Retype the data exactly, from its first line to the line containing "const y = d3.scaleLinear().domain([0,20]).range([254,30]);", including both, and skip any picture.
============
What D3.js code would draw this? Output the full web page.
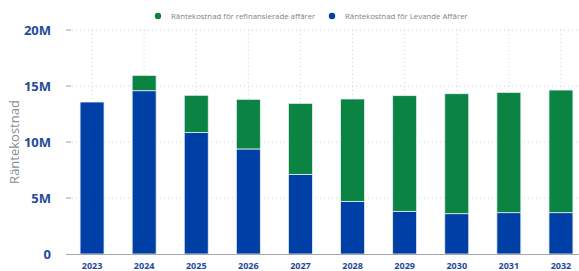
<!DOCTYPE html>
<html><head><meta charset="utf-8">
<script src="https://cdn.jsdelivr.net/npm/d3@7"></script>
<style>body{margin:0;background:#fff;overflow:hidden}svg{display:block}</style>
</head><body><svg id="c" width="579" height="271"></svg>
<script>
const years = ["2023","2024","2025","2026","2027","2028","2029","2030","2031","2032"];
const levande = [13.57,14.58,10.85,9.38,7.11,4.70,3.81,3.60,3.69,3.69];
const refinans = [0,1.37,3.32,4.43,6.34,9.14,10.33,10.71,10.74,10.95];
const yTicks = [0,5,10,15,20];
const tickLabels = ["0","5M","10M","15M","20M"];
const seriesNames = ["Räntekostnad för refinansierade affärer","Räntekostnad för Levande Affärer"];
const colors = {levande:"#003fa6", refinans:"#0b8443"};

const svg = d3.select("#c");
const x = d3.scaleBand().domain(years).range([66,587]).paddingInner(0.54).paddingOuter(0.27);
const y = d3.scaleLinear().domain([0,20]).range([254,30]);

svg.append("g").selectAll("line").data(yTicks.slice(1)).join("line")
  .attr("x1",72).attr("x2",579).attr("y1",d=>y(d)).attr("y2",d=>y(d))
  .attr("stroke","#c9d3e3").attr("stroke-width",1).attr("stroke-dasharray","1,3");
svg.append("g").selectAll("line").data(yTicks.slice(1)).join("line")
  .attr("x1",66).attr("x2",71).attr("y1",d=>y(d)).attr("y2",d=>y(d))
  .attr("stroke","#9aa3ad").attr("stroke-width",1);
svg.append("g").selectAll("line").data(years).join("line")
  .attr("x1",d=>x(d)+x.bandwidth()/2).attr("x2",d=>x(d)+x.bandwidth()/2)
  .attr("y1",30).attr("y2",254)
  .attr("stroke","#c9d3e3").attr("stroke-width",1).attr("stroke-dasharray","1,3");

const g = svg.append("g");
years.forEach((yr,i)=>{
  g.append("rect").attr("x",x(yr)).attr("width",x.bandwidth())
    .attr("y",y(levande[i])).attr("height",y(0)-y(levande[i]))
    .attr("fill",colors.levande).attr("stroke","#e8eef6").attr("stroke-width",0.8);
  if(refinans[i]>0){
    g.append("rect").attr("x",x(yr)).attr("width",x.bandwidth())
      .attr("y",y(levande[i]+refinans[i])).attr("height",y(levande[i])-y(levande[i]+refinans[i]))
      .attr("fill",colors.refinans).attr("stroke","#e8eef6").attr("stroke-width",0.8);
  }
});

svg.append("line").attr("x1",66).attr("x2",579).attr("y1",254.5).attr("y2",254.5)
  .attr("stroke","#a5a9ae").attr("stroke-width",1.2);

svg.append("g").selectAll("text").data(yTicks).join("text")
  .attr("x",51).attr("y",d=>y(d)+5).attr("text-anchor","end")
  .attr("font-family","'Open Sans', sans-serif").attr("font-weight","bold")
  .attr("font-size",13).attr("fill","#1f4a9a").text((d,i)=>tickLabels[i]);
svg.append("g").selectAll("text").data(years).join("text")
  .attr("x",d=>x(d)+x.bandwidth()/2).attr("y",269).attr("text-anchor","middle")
  .attr("font-family","'Open Sans', sans-serif").attr("font-weight","bold")
  .attr("font-size",9).attr("fill","#1f4a9a").text(d=>d);
svg.append("text").attr("transform","translate(19,142) rotate(-90)")
  .attr("text-anchor","middle").attr("font-family","'Open Sans', sans-serif")
  .attr("font-size",13).attr("fill","#8a8f95").text("Räntekostnad");

const leg = [{x:158,c:colors.refinans,t:seriesNames[0]},{x:332,c:colors.levande,t:seriesNames[1]}];
leg.forEach(l=>{
  svg.append("circle").attr("cx",l.x).attr("cy",16).attr("r",3.2).attr("fill",l.c);
  svg.append("text").attr("x",l.x+13).attr("y",18.8).attr("font-family","'Open Sans', sans-serif")
    .attr("font-size",7.8).attr("fill","#7d8288").text(l.t);
});
</script></body></html>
============
* [REPLY]
What D3.js code would draw this? Output the full web page.
<!DOCTYPE html>
<html><head><meta charset="utf-8">
<script src="https://cdn.jsdelivr.net/npm/d3@7"></script>
<style>body{margin:0;background:#fff;overflow:hidden}svg{display:block}</style>
</head><body><svg id="c" width="579" height="271"></svg>
<script>
const years = ["2023","2024","2025","2026","2027","2028","2029","2030","2031","2032"];
const levande = [13.57,14.58,10.85,9.38,7.11,4.70,3.81,3.60,3.69,3.69];
const refinans = [0,1.37,3.32,4.43,6.34,9.14,10.33,10.71,10.74,10.95];
const yTicks = [0,5,10,15,20];
const tickLabels = ["0","5M","10M","15M","20M"];
const seriesNames = ["Räntekostnad för refinansierade affärer","Räntekostnad för Levande Affärer"];
const colors = {levande:"#003fa6", refinans:"#0b8443"};

const svg = d3.select("#c");
const x = d3.scaleBand().domain(years).range([66,587]).paddingInner(0.54).paddingOuter(0.27);
const y = d3.scaleLinear().domain([0,20]).range([254,30]);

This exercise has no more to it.